In India 1.2 billion people now use digital IDs. This represents the fastest diffusion of a new technology in history. Over a billion adoptions have taken place in less than 10 years. Called Aadhar, the product does what it is supposed to do—though also some things it was not meant for, such as revealing personal data, which some agents have been selling for a few cents. Security and privacy are obviously critical KPIs.
In Moldova the mobile operators provide digital IDs, as they appear to be the least mistrusted and most logistically adept entities in a country subjected to ethnic strife and separatism. Other low-income economies relying on or testing this new approach to identity verification include Albania, Nigeria, Peru and Somalia. (Our firm is helping plan a Public Private Partnership to register, certify and use biometric identifications in one of these.). Even block chain platforms are being considered for the purpose, though their use could absorb the entire power grid and computer capacity of some countries
It does not take long to appreciate the idea of a digital ID, even as the devil rests in the implementation details.
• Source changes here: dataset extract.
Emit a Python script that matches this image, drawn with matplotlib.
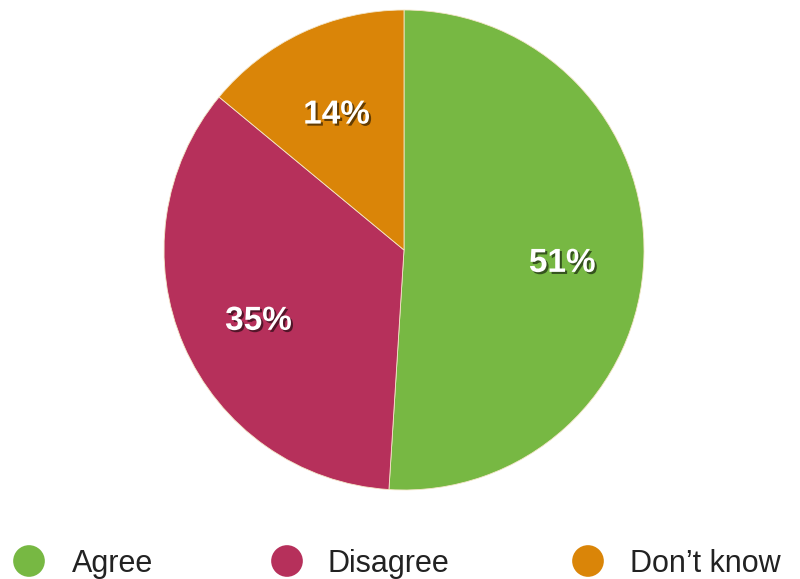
import matplotlib
matplotlib.use("Agg")
import matplotlib.pyplot as plt
import matplotlib.patheffects as pe

# survey answers
labels = ["Agree", "Disagree", "Don\u2019t know"]
shares = [51, 35, 14]
colors = ["#77b843", "#b6305b", "#da8508"]

plt.rcParams["font.family"] = ["Liberation Sans", "DejaVu Sans"]

W, H = 800, 579
fig = plt.figure(figsize=(W / 100, H / 100), dpi=100)

# pie centred at (404, 250) px with a 240 px radius
cx, cy, r = 404, 250, 240
ax = fig.add_axes([(cx - r) / W, (H - cy - r) / H, 2 * r / W, 2 * r / H])
wedges, _, autotexts = ax.pie(
    shares, colors=colors, startangle=90, counterclock=False,
    autopct="%d%%", pctdistance=0.66,
    wedgeprops=dict(linewidth=0.6, edgecolor="#f4e6c8"),
    textprops=dict(color="white", fontsize=24, fontweight="bold"))
for t in autotexts:
    x, y = t.get_position()
    t.set_position((x, y - 0.035))
    t.set_path_effects([pe.withSimplePatchShadow(offset=(1.5, -1.5), shadow_rgbFace="black", alpha=0.55)])
ax.set_xlim(-1, 1)
ax.set_ylim(-1, 1)
ax.set_aspect("auto")
ax.axis("off")

# legend row along the bottom, in pixel coordinates
leg = fig.add_axes([0, 0, 1, 1])
leg.set_xlim(0, W)
leg.set_ylim(H, 0)
leg.axis("off")
dot_x = [29, 287, 588]
text_x = [72, 327, 630]
for lab, col, dx, tx in zip(labels, colors, dot_x, text_x):
    leg.scatter([dx], [561], s=520, color=col, edgecolors="none")
    leg.text(tx, 572, lab, fontsize=22, color="#222222", va="baseline", ha="left")

fig.savefig("out.png", dpi=100, facecolor="white")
There needs to be a technical platform and associated database with varying access for different users and purposes. Secondly, a mass registration process is needed. This is why in countries without more than a handful of post offices, the mobile operators, with their extensive SIM registration ecosystems, are often seen as appropriate partners. Also there is a need for certification of the identities that have been provisionally registered. This usually calls for some form of centralized cross checking. The last ingredient is service points, where the digital IDs can be used to secure services or access a voting booth.
The process also calls for training and capacity building. Most of all the governments involved have to establish trust in the digital IDs. Otherwise the technology can be rejected or used only by certain segments of society. A universal ID that is not universal may in the end not be much of an ID either for more limited uses either. In sum, assembling a working digital ID system, including a PPP layer to implement it, can be as intricate as building pyramids if not self-driving cars.
On the other hand, the digital IDs that have been introduced in India and Nigeria as well as smaller countries, have provided access to a wide array of public and private services. On the public side, they can facilitate school registration, delivery of inoculations, voter registration, submission of taxes, and receipt of pension payments and social security benefits. In the private market, not only SIM registration but also mobile money and banking transactions are enabled along with the use of credit in stores.
One of our managing consultants, Olivier Alais, worked recently on a biometric ID rollout for migrants in Thailand. He found adapting the technology to local needs and infrastructures was the biggest challenge. Connectivity as well as electricity were difficult to access in many villages. And field workers needed to spend time with communities to explain the benefits of biometric IDs as well as how the ID system works. In short implementing a biometric ID system is not just a technical challenge—it raises non-technical issues, not least of which is trust.